El profesor Bolívar Echeverría, en su reciente obra Vuelta de siglo (Premio Libertador al Pensamiento Crítico 2006, edición venezolana en “El Perro y la Rana”, Caracas 2007), habla de “las exigencias de una historia escrita a contrapelo incluso de las pruebas” que dejan los acontecimientos; y a él le parece indispensable citar el trabajo de Carlo Ginzburg sobre El paradigma indiciario, en el que su autor postula una corriente microhistórica, para la cual “en la historia de las pequeñas cosas se esconde la verdad histórica, opacada por la narración de los grandes hechos”. Algo del Unamuno de la intrahistoria, junto a las opiniones posmodernas, es visible en el fondo de estas postulaciones; y, en fin, teniendo en cuenta otros planteamientos, creo que merece la pena tenerlas en cuenta. “Si la realidad es opaca —dice Ginzburg, y lo cita Echeverría— existen ciertos puntos privilegiados [...] que nos permiten descifrarla”. Para Ginzburg —sigo en la misma cita— “lo real histórico es constitutivamente enigmático, oculta algo, su verdad aparente es sospechosa”. (¿Cita literaria del autor mexicano del XVII citado por mí antes?).
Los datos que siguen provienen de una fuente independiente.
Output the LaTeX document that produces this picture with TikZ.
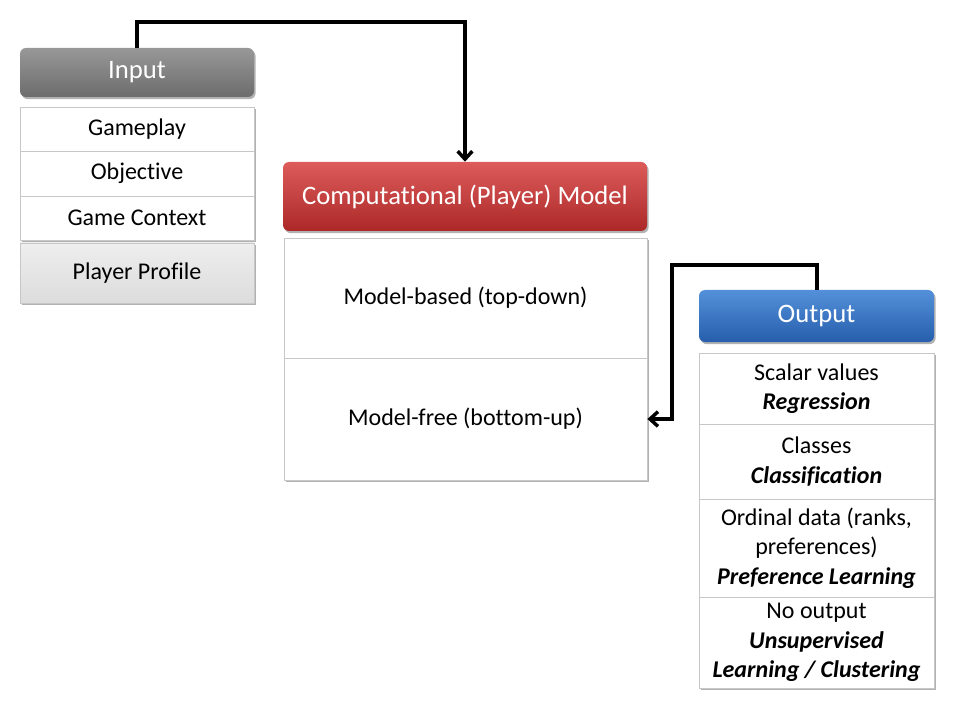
\documentclass[tikz,border=0pt]{standalone}
\usepackage{fontspec}
\setmainfont{Carlito}[Ligatures={NoCommon}]
\usetikzlibrary{arrows.meta,shadows}
\definecolor{gtop}{RGB}{152,152,152}
\definecolor{gbot}{RGB}{108,108,108}
\definecolor{rtop}{RGB}{220,92,90}
\definecolor{rbot}{RGB}{172,40,40}
\definecolor{btop}{RGB}{84,144,218}
\definecolor{bbot}{RGB}{38,94,172}
\definecolor{ptop}{RGB}{238,238,238}
\definecolor{pbot}{RGB}{220,220,220}
\begin{document}
\begin{tikzpicture}[x=0.75pt,y=-0.75pt,
  sz/.style 2 args={minimum width=#1*0.75pt, minimum height=#2*0.75pt},
  shad/.style={drop shadow={shadow xshift=1.2pt,shadow yshift=-1.6pt,opacity=0.3,fill=black}},
  hdr/.style={rounded corners=4.5pt, inner sep=0pt, text=white,
    font=\fontsize{20}{24}\selectfont, shad},
  cell/.style={draw=black!22, line width=0.6pt, fill=white, inner sep=0pt,
    align=center, font=\fontsize{18}{22}\selectfont},
  link/.style={line width=3pt, line join=miter,
    -{Straight Barb[length=6pt,width=11pt,line width=2.6pt]}}]
\useasboundingbox (0,0) rectangle (960,720);

% Input
\node[hdr, top color=gtop, bottom color=gbot, sz={234}{49}] (inhead) at (137,72.5) {Input};
\node[cell, shad, sz={234}{44}] (gp) at (137,129) {Gameplay};
\node[cell, shad, sz={234}{45}] (obj) at (137,173.5) {Objective};
\node[cell, shad, sz={234}{44}] (gc) at (137,218) {Game Context};
\node[cell, shad, top color=ptop, bottom color=pbot, sz={234}{60}] (pp) at (137,273) {Player Profile};

% Computational model
\node[hdr, top color=rtop, bottom color=rbot, sz={364}{69}] (comphead) at (465,196.5) {Computational (Player) Model};
\node[cell, shad, sz={363}{120}] (mbased) at (465.5,298) {Model-based (top-down)};
\node[cell, shad, sz={363}{122}] (mfree) at (465.5,419) {Model-free (bottom-up)};

% Output
\node[hdr, top color=btop, bottom color=bbot, sz={235}{52}] (outhead) at (816.5,316) {Output};
\node[cell, shad, sz={235}{71}] (o1) at (816.5,388.5) {Scalar values\\\textbf{\textit{Regression}}};
\node[cell, shad, sz={235}{75}] (o2) at (816.5,461.5) {Classes\\\textbf{\textit{Classification}}};
\node[cell, shad, sz={235}{98}] (o3) at (816.5,548) {Ordinal data (ranks,\\preferences)\\\textbf{\textit{Preference Learning}}};
\node[cell, shad, sz={235}{91}] (o4) at (816.5,642.5) {No output\\\textbf{\textit{Unsupervised}}\\\textbf{\textit{Learning / Clustering}}};

% connectors
\coordinate (c1) at (137,22);
\coordinate (c2) at (672,265);
\draw[link] (inhead.north) -- (c1) -| (comphead.north);
\draw[link] (outhead.north) |- (c2) |- (mfree.east);
\end{tikzpicture}
\end{document}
Es decir, los datos no sólo son siempre insuficientes, sino que “están ahí para engañar”. “Esa realidad humana apunta a algo que no es”. En esa línea de inquietud está vivido por mí, como habrá observado el lector, el tema de este ensayo.

 

 

9.- Una tontería que se dice, a veces, al respecto.

 

Esa tontería es la que identifica las ficciones artísticas y literarias con mentiras aceptables, como una paradoja positiva que caracterizaría lo que se cuenta sin haber sucedido, o sea, se dice, poéticamente. Los poetas y sobre todo los narrativos serían unos mentirosos honorables, autores de mentiras bellas y plausibles, dignas de la mayor consideración.

 

Del teatro por ejemplo se dijo que era un “engaño a los ojos”. Pero la verdad es que las ficciones no son mentiras sino irrealidades , o, mejor dicho, realidades irreales —esa sí que es una gran paradoja de la poesía escenificada, o sea, del Teatro—; es tan sencillo como eso si se parte, como yo estoy proponiendo, de la obviedad de que se da una estimable diferencia entre la realidad y la verdad, aunque se trate, como se trata ciertamente, de la verdad de cada uno en cada caso; y de que el “pacto poestético” firmado tácitamente por los espectadores y por los lectores parte de esa base preaceptada: la de que el lector no acepta por él que el poeta le mienta, pero sí que le cuente ficciones —sucesos no sucedidos ni sucedientes— como si hubieran sucedido (novela) o estuvieran sucediendo (drama) en la realidad: ficciones, o sea, no-realidades, como si fueran o hubieran sido realidades, ya en la actualidad, ya en el pasado.

 

La verdad es que el gran arte y la gran literatura no sólo no dicen mentiras (aunque también haya artes y literaturas que son portadoras de mentiras), sino que sus propuestas son investigaciones sui generis de la verdad en la realidad, a través fundamentalmente de la imaginación creadora.